◆ What needs to be done ◆
Gather the lines below that include the string "matplotlib", copying each in full.

◆ Collected material ◆
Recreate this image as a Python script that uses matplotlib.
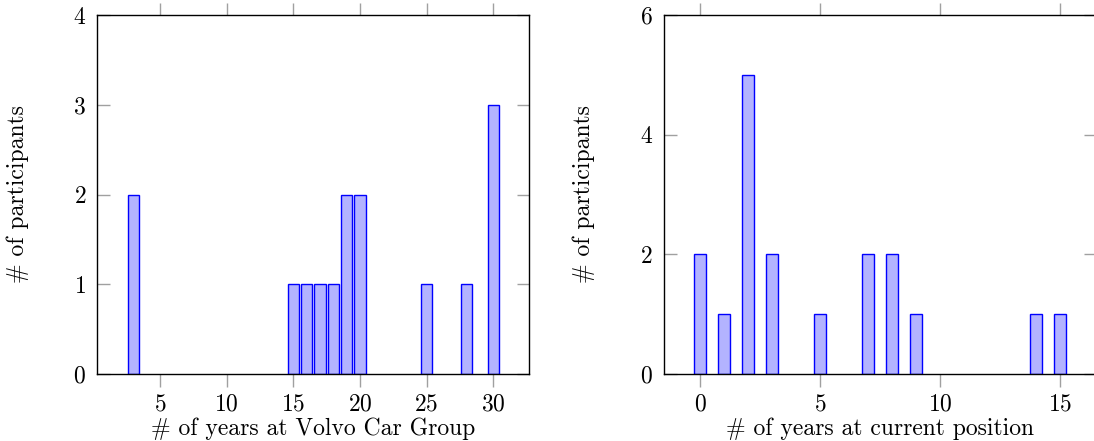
import matplotlib
matplotlib.use("Agg")
import matplotlib.pyplot as plt

# years at Volvo Car Group -> number of participants
volvo_years = [3, 15, 16, 17, 18, 19, 20, 25, 28, 30]
volvo_counts = [2, 1, 1, 1, 1, 2, 2, 1, 1, 3]

# years at current position -> number of participants
position_years = [0, 1, 2, 3, 5, 7, 8, 9, 14, 15]
position_counts = [2, 1, 5, 2, 1, 2, 2, 1, 1, 1]

volvo_xticks = [5, 10, 15, 20, 25, 30]
volvo_yticks = [0, 1, 2, 3, 4]
position_xticks = [0, 5, 10, 15]
position_yticks = [0, 2, 4, 6]

plt.rcParams['font.family'] = ['cmr10', 'DejaVu Serif']
plt.rcParams['axes.formatter.use_mathtext'] = True
plt.rcParams['mathtext.fontset'] = 'cm'

FS = 17
fill = (0.7, 0.7, 1.0)
edge = (0.0, 0.0, 1.0)

fig = plt.figure(figsize=(10.94, 4.41), dpi=100)
W, H = 1094, 441
AW, AH = 432, 359
ax1 = fig.add_axes([97.3 / W, 1 - 374 / H, AW / W, AH / H])
ax2 = fig.add_axes([664 / W, 1 - 374 / H, AW / W, AH / H])


def style(ax, xlim, ylim, xticks, yticks, xlabel):
    ax.set_xlim(*xlim)
    ax.set_ylim(*ylim)
    ax.set_xticks(xticks)
    ax.set_yticks(yticks)
    ax.set_xlabel(xlabel, fontsize=FS, va='center')
    ax.xaxis.set_label_coords(0.5, -55 / AH)
    ax.set_ylabel('# of participants', fontsize=FS, va='center')
    ax.yaxis.set_label_coords(-80 / AW, 0.5)
    ax.tick_params(axis='x', direction='out', length=9, width=1, color='#a0a0a0',
                   top=True, labelsize=FS, pad=5)
    ax.tick_params(axis='y', direction='in', length=9, width=1, color='#a0a0a0',
                   right=True, labelsize=FS, pad=8)
    for s in ax.spines.values():
        s.set_linewidth(1.0)


# same bar width in pixels on both panels
ax1.bar(volvo_years, volvo_counts, width=0.87, color=fill, edgecolor=edge, linewidth=1.0)
style(ax1, (0.3, 32.7), (0, 4), volvo_xticks, volvo_yticks, '# of years at Volvo Car Group')

ax2.bar(position_years, position_counts, width=0.485, color=fill, edgecolor=edge, linewidth=1.0)
style(ax2, (-1.5, 16.5), (0, 6), position_xticks, position_yticks, '# of years at current position')

fig.savefig('out.png', dpi=100)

◆ Full output ◆
Recreate this image as a Python script that uses matplotlib.
import matplotlib
matplotlib.use("Agg")
import matplotlib.pyplot as plt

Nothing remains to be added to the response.